Esto no quiere decir que no sean legítimas las reivindicaciones de reconocimiento. Pero dado que lo igual contiene lo diverso, estas reivindicaciones deben articularse de forma prioritaria desde las políticas de igualdad. Son las políticas de identidad las que, por su carácter excluyente, deben soportar la carga de la prueba cuando pretendan sustituir a las políticas de igualdad que, por definición, son inclusivas y contienen la diferencia.
En relación a lo anterior, en cada caso, las políticas de la diferencia deberían mantener la igualdad a la vez que amplían la diversidad por encima de la política igualitaria que pretenden sustituir. Es decir, sólo sería legítimo sustituir una política de igualdad por una de reconocimiento si esta última garantiza un grado semejante de igualdad y a la vez resuelve mejor los problemas de estatus.
Pero las políticas igualitarias deben atender también en todos los casos las reivindicaciones de estatus. Es decir, si asumimos la inclusión apodíctica de la diferencia en la definición teórica de igualdad, tenemos la obligación práctica de articular la totalidad de esa definición. El igualitarismo no puede quedarse en el frentismo porque, nos guste o no, el problema es bidimensional, como plantea Nancy Fraser. Ante reivindicaciones legítimas de reconocimiento de la diferencia, las políticas de igualdad deben desplegarse en toda la amplitud de su definición, para contener de manera práctica lo que ya contienen de manera teórica.
Conclusiones
- La igualdad contiene la diferencia por definición. Hemos vivido una confusión entre lo igual y lo idéntico.

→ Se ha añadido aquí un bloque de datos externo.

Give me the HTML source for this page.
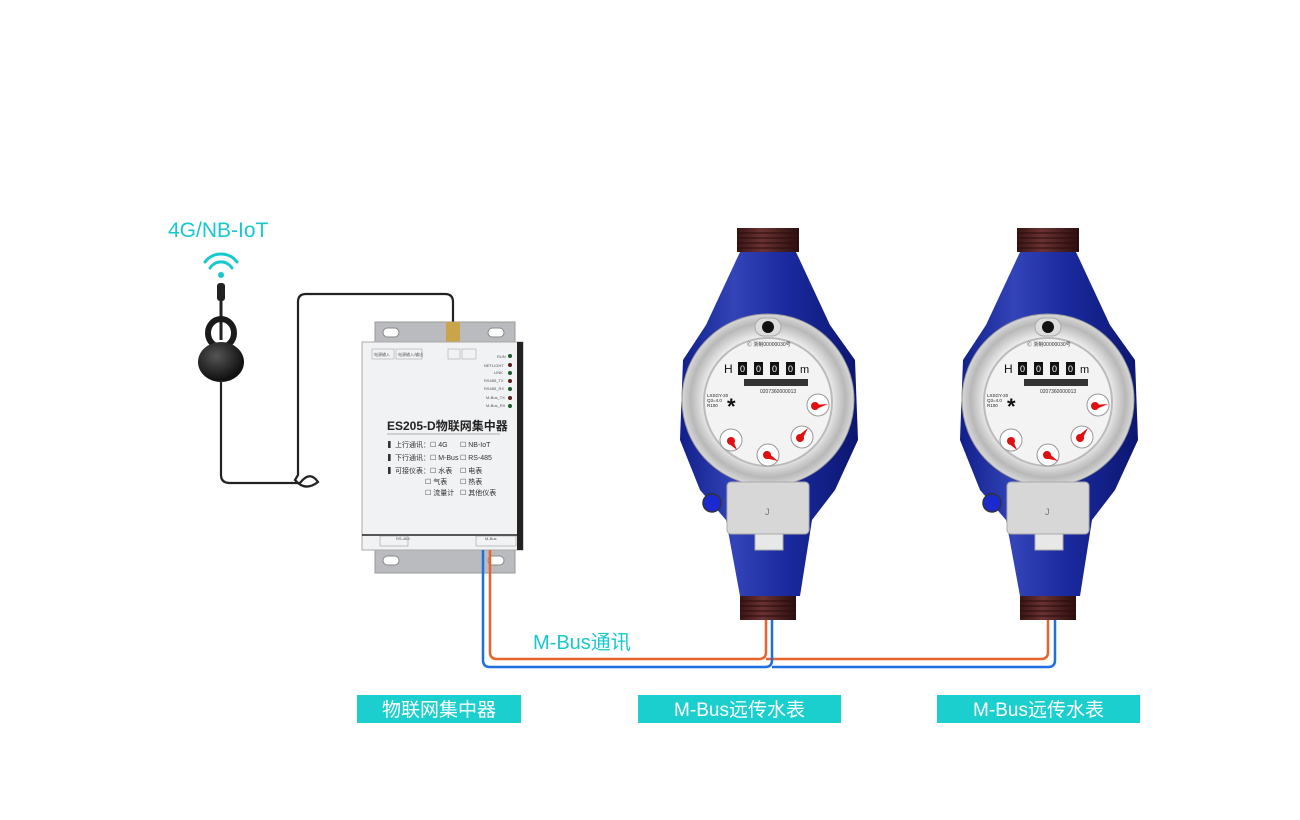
<!DOCTYPE html>
<html><head><meta charset="utf-8"><style>
html,body{margin:0;padding:0;background:#fff;width:1300px;height:820px;overflow:hidden}
svg{display:block;font-family:"Liberation Sans","Noto Sans CJK SC",sans-serif}
</style></head><body>
<svg width="1300" height="820" viewBox="0 0 1300 820" xmlns="http://www.w3.org/2000/svg">
<defs>
<linearGradient id="blue" x1="0" x2="1" y1="0" y2="0">
<stop offset="0" stop-color="#101f8a"/><stop offset="0.3" stop-color="#3344b8"/><stop offset="0.6" stop-color="#1a2a9e"/><stop offset="1" stop-color="#0c1670"/></linearGradient>
<linearGradient id="thr" x1="0" x2="1"><stop offset="0" stop-color="#3a1414"/><stop offset="0.4" stop-color="#6a3232"/><stop offset="1" stop-color="#2c0e0e"/></linearGradient>
<radialGradient id="ring" cx="0.5" cy="0.5" r="0.5"><stop offset="0.75" stop-color="#e8e8e8"/><stop offset="0.9" stop-color="#b8b8b8"/><stop offset="1" stop-color="#d8d8d8"/></radialGradient>
<radialGradient id="cup" cx="0.4" cy="0.35" r="0.6"><stop offset="0" stop-color="#555"/><stop offset="1" stop-color="#111"/></radialGradient>
</defs>

<!-- labels -->
<text x="168" y="237" font-size="21" fill="#17c9cc">4G/NB-IoT</text>
<!-- wifi -->
<g fill="none" stroke="#17c9cc" stroke-width="3" stroke-linecap="round">
<path d="M205 262 A20 20 0 0 1 237 262"/><path d="M210 268 A13 13 0 0 1 232 268"/></g>
<circle cx="221" cy="275" r="3" fill="#17c9cc"/>

<!-- antenna -->
<rect x="217" y="283" width="8" height="18" rx="3" fill="#222"/>
<line x1="221" y1="300" x2="221" y2="340" stroke="#222" stroke-width="3"/>
<ellipse cx="221" cy="333" rx="13" ry="14" fill="none" stroke="#1a1a1a" stroke-width="6"/>
<ellipse cx="221" cy="362" rx="23" ry="20" fill="url(#cup)"/>
<!-- cable -->
<path d="M221 380 L221 475 Q221 483 230 483 L300 483 M300 483 Q310 470 318 482 Q305 492 295 480 L298 475 L298 302 Q298 294 306 294 L445 294 Q453 294 453 302 L453 322" fill="none" stroke="#222" stroke-width="2.2"/>

<!-- concentrator -->
<rect x="375" y="322" width="140" height="251" fill="#b9bbbe"/>
<rect x="375" y="322" width="140" height="251" fill="none" stroke="#999"/>
<rect x="383" y="328" width="16" height="9" rx="4.5" fill="#fff" stroke="#888"/>
<rect x="488" y="328" width="16" height="9" rx="4.5" fill="#fff" stroke="#888"/>
<rect x="383" y="556" width="16" height="9" rx="4.5" fill="#fff" stroke="#888"/>
<rect x="488" y="556" width="16" height="9" rx="4.5" fill="#fff" stroke="#888"/>
<rect x="446" y="322" width="14" height="20" fill="#c9a44a"/>
<rect x="362" y="342" width="161" height="208" fill="#f1f2f4" stroke="#aaa"/>
<rect x="517" y="342" width="6" height="208" fill="#222"/>
<line x1="362" y1="535" x2="517" y2="535" stroke="#222" stroke-width="1.5"/>
<g font-size="4" fill="#555">
<rect x="372" y="349" width="22" height="10" fill="none" stroke="#999" stroke-width="0.5"/>
<rect x="396" y="349" width="26" height="10" fill="none" stroke="#999" stroke-width="0.5"/>
<rect x="448" y="349" width="12" height="10" fill="none" stroke="#999" stroke-width="0.5"/>
<rect x="462" y="349" width="14" height="10" fill="none" stroke="#999" stroke-width="0.5"/>
<text x="374" y="356">电源输入</text><text x="398" y="356">电源输入/输出</text>
<text x="497" y="358">RUN</text><text x="484" y="367">NETLIGHT</text><text x="494" y="374">LINK</text>
<text x="484" y="382">RS485_TX</text><text x="484" y="390">RS485_RX</text><text x="486" y="399">M-Bus_TX</text><text x="486" y="407">M-Bus_RX</text>
<text x="396" y="540">RS-485</text><text x="485" y="540">M-Bus</text>
</g>
<g>
<circle cx="510" cy="356" r="2" fill="#1c5a2a"/><circle cx="510" cy="365" r="2" fill="#5a1a1a"/><circle cx="510" cy="373" r="2" fill="#1c5a2a"/>
<circle cx="510" cy="381" r="2" fill="#5a1a1a"/><circle cx="510" cy="389" r="2" fill="#1c5a2a"/><circle cx="510" cy="398" r="2" fill="#5a1a1a"/><circle cx="510" cy="406" r="2" fill="#1c5a2a"/>
</g>
<text x="387" y="430" font-size="12" fill="#222" font-weight="bold">ES205-D物联网集中器</text>
<line x1="387" y1="434" x2="500" y2="434" stroke="#666" stroke-width="0.6"/>
<g font-size="7" fill="#333">
<text x="388" y="447">▍上行通讯：☐ 4G</text><text x="460" y="447">☐ NB-IoT</text>
<text x="388" y="460">▍下行通讯：☐ M-Bus</text><text x="460" y="460">☐ RS-485</text>
<text x="388" y="473">▍可接仪表：☐ 水表</text><text x="460" y="473">☐ 电表</text>
<text x="425" y="484">☐ 气表</text><text x="460" y="484">☐ 热表</text>
<text x="425" y="495">☐ 流量计</text><text x="460" y="495">☐ 其他仪表</text>
</g>
<rect x="380" y="536" width="28" height="10" fill="none" stroke="#888" stroke-width="0.5"/>
<rect x="476" y="536" width="40" height="10" fill="none" stroke="#888" stroke-width="0.5"/>

<!-- wires -->
<path d="M490 550 L490 652 Q490 659 497 659 L759 659 Q766 659 766 652 L766 620 M766 659 L1041 659 Q1048 659 1048 652 L1048 620" fill="none" stroke="#e8642a" stroke-width="2.5"/>
<path d="M483 550 L483 660 Q483 667 490 667 L765 667 Q772 667 772 660 L772 620 M772 667 L1048 667 Q1055 667 1055 660 L1055 620" fill="none" stroke="#1f6fe0" stroke-width="2.5"/>
<text x="533" y="649" font-size="20" fill="#17c9cc">M-Bus通讯</text>

<!-- meter 1 -->
<g>
<rect x="737" y="228" width="62" height="24" fill="url(#thr)"/>
<g stroke="#2a0c0c" stroke-width="1"><line x1="737" y1="233" x2="799" y2="233"/><line x1="737" y1="238" x2="799" y2="238"/><line x1="737" y1="243" x2="799" y2="243"/><line x1="737" y1="248" x2="799" y2="248"/></g>
<path d="M740 252 L796 252 L830 325 L855 360 L858 440 L835 490 L812 520 L800 596 L740 596 L726 520 L700 490 L680 440 L683 360 L706 325 Z" fill="url(#blue)"/>
<circle cx="768" cy="400" r="86" fill="url(#ring)" stroke="#999" stroke-width="1"/>
<rect x="755" y="318" width="26" height="18" rx="9" fill="#ddd" stroke="#aaa"/>
<circle cx="768" cy="327" r="6" fill="#111"/>
<circle cx="768" cy="402" r="64" fill="#f3f3f3" stroke="#bbb" stroke-width="2"/>
<text x="747" y="346" font-size="5" fill="#333">Ⓒ 浙制00000030号</text>
<text x="724" y="373" font-size="12" fill="#111">H</text>
<g fill="#111"><rect x="738" y="362" width="9" height="13"/><rect x="754" y="362" width="9" height="13"/><rect x="770" y="362" width="9" height="13"/><rect x="786" y="362" width="9" height="13"/></g>
<g fill="#fff" font-size="9"><text x="740" y="372">0</text><text x="756" y="372">0</text><text x="772" y="372">0</text><text x="788" y="372">0</text></g>
<text x="800" y="373" font-size="11" fill="#111">m</text>
<rect x="744" y="379" width="64" height="7" fill="#333"/>
<text x="760" y="393" font-size="5" fill="#333">0207360000013</text>
<text x="707" y="397" font-size="4.5" fill="#222">LXSGY-20</text><text x="707" y="402" font-size="4.5" fill="#222">Q3=4.0</text><text x="707" y="407" font-size="4.5" fill="#222">R100</text>
<text x="727" y="414" font-size="22" font-weight="bold" fill="#111">*</text>
<g fill="#fff" stroke="#999"><circle cx="818" cy="405" r="11"/><circle cx="731" cy="440" r="11"/><circle cx="768" cy="455" r="11"/><circle cx="802" cy="437" r="11"/></g>
<g fill="#e01010"><path d="M812 405 L828 404 L814 410 Z"/><circle cx="815" cy="406" r="4"/><circle cx="731" cy="441" r="4"/><path d="M733 440 L737 450 L728 443Z"/><circle cx="767" cy="455" r="4"/><path d="M767 452 L778 461 L765 458Z"/><circle cx="800" cy="438" r="4"/><path d="M798 436 L808 428 L802 440Z"/></g>
<rect x="727" y="482" width="82" height="52" rx="4" fill="#d7d7d7" stroke="#aaa"/>
<text x="765" y="515" font-size="9" fill="#777">J</text>
<rect x="755" y="534" width="28" height="16" fill="#e8e8e8" stroke="#aaa"/>
<circle cx="712" cy="503" r="9" fill="#1a2ad0" stroke="#333" stroke-width="1.5"/>
<rect x="740" y="596" width="56" height="24" fill="url(#thr)"/>
<g stroke="#2a0c0c" stroke-width="1"><line x1="740" y1="601" x2="796" y2="601"/><line x1="740" y1="606" x2="796" y2="606"/><line x1="740" y1="611" x2="796" y2="611"/><line x1="740" y1="616" x2="796" y2="616"/></g>
</g>

<!-- meter 2 -->
<g transform="translate(280,0)">
<rect x="737" y="228" width="62" height="24" fill="url(#thr)"/>
<g stroke="#2a0c0c" stroke-width="1"><line x1="737" y1="233" x2="799" y2="233"/><line x1="737" y1="238" x2="799" y2="238"/><line x1="737" y1="243" x2="799" y2="243"/><line x1="737" y1="248" x2="799" y2="248"/></g>
<path d="M740 252 L796 252 L830 325 L855 360 L858 440 L835 490 L812 520 L800 596 L740 596 L726 520 L700 490 L680 440 L683 360 L706 325 Z" fill="url(#blue)"/>
<circle cx="768" cy="400" r="86" fill="url(#ring)" stroke="#999" stroke-width="1"/>
<rect x="755" y="318" width="26" height="18" rx="9" fill="#ddd" stroke="#aaa"/>
<circle cx="768" cy="327" r="6" fill="#111"/>
<circle cx="768" cy="402" r="64" fill="#f3f3f3" stroke="#bbb" stroke-width="2"/>
<text x="747" y="346" font-size="5" fill="#333">Ⓒ 浙制00000030号</text>
<text x="724" y="373" font-size="12" fill="#111">H</text>
<g fill="#111"><rect x="738" y="362" width="9" height="13"/><rect x="754" y="362" width="9" height="13"/><rect x="770" y="362" width="9" height="13"/><rect x="786" y="362" width="9" height="13"/></g>
<g fill="#fff" font-size="9"><text x="740" y="372">0</text><text x="756" y="372">0</text><text x="772" y="372">0</text><text x="788" y="372">0</text></g>
<text x="800" y="373" font-size="11" fill="#111">m</text>
<rect x="744" y="379" width="64" height="7" fill="#333"/>
<text x="760" y="393" font-size="5" fill="#333">0207360000013</text>
<text x="707" y="397" font-size="4.5" fill="#222">LXSGY-20</text><text x="707" y="402" font-size="4.5" fill="#222">Q3=4.0</text><text x="707" y="407" font-size="4.5" fill="#222">R100</text>
<text x="727" y="414" font-size="22" font-weight="bold" fill="#111">*</text>
<g fill="#fff" stroke="#999"><circle cx="818" cy="405" r="11"/><circle cx="731" cy="440" r="11"/><circle cx="768" cy="455" r="11"/><circle cx="802" cy="437" r="11"/></g>
<g fill="#e01010"><path d="M812 405 L828 404 L814 410 Z"/><circle cx="815" cy="406" r="4"/><circle cx="731" cy="441" r="4"/><path d="M733 440 L737 450 L728 443Z"/><circle cx="767" cy="455" r="4"/><path d="M767 452 L778 461 L765 458Z"/><circle cx="800" cy="438" r="4"/><path d="M798 436 L808 428 L802 440Z"/></g>
<rect x="727" y="482" width="82" height="52" rx="4" fill="#d7d7d7" stroke="#aaa"/>
<text x="765" y="515" font-size="9" fill="#777">J</text>
<rect x="755" y="534" width="28" height="16" fill="#e8e8e8" stroke="#aaa"/>
<circle cx="712" cy="503" r="9" fill="#1a2ad0" stroke="#333" stroke-width="1.5"/>
<rect x="740" y="596" width="56" height="24" fill="url(#thr)"/>
<g stroke="#2a0c0c" stroke-width="1"><line x1="740" y1="601" x2="796" y2="601"/><line x1="740" y1="606" x2="796" y2="606"/><line x1="740" y1="611" x2="796" y2="611"/><line x1="740" y1="616" x2="796" y2="616"/></g>
</g>

<!-- bottom labels -->
<rect x="357" y="695" width="164" height="28" fill="#1ccfcf"/>
<text x="439" y="716" font-size="19" fill="#fff" text-anchor="middle">物联网集中器</text>
<rect x="638" y="695" width="203" height="28" fill="#1ccfcf"/>
<text x="739.5" y="716" font-size="19" fill="#fff" text-anchor="middle">M-Bus远传水表</text>
<rect x="937" y="695" width="203" height="28" fill="#1ccfcf"/>
<text x="1038.5" y="716" font-size="19" fill="#fff" text-anchor="middle">M-Bus远传水表</text>
</svg>
</body></html>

- Lo idéntico se define por la ausencia de diferencias.
- No es posible establecer un criterio a priori en sociedades complejas para establecer la legitimidad de las exigencias de reconocimiento.
- Las políticas de igualdad deben prevalecer en la medida en que no se justifique, en cada caso, la legitimidad de sustituirlas por una política concreta de diferencia.
- Los grupos que defienden el igualitarismo tienen la obligación de articular políticamente la igualdad de forma que recoja en la práctica el reconocimiento de la diferencia que contiene de manera teórica.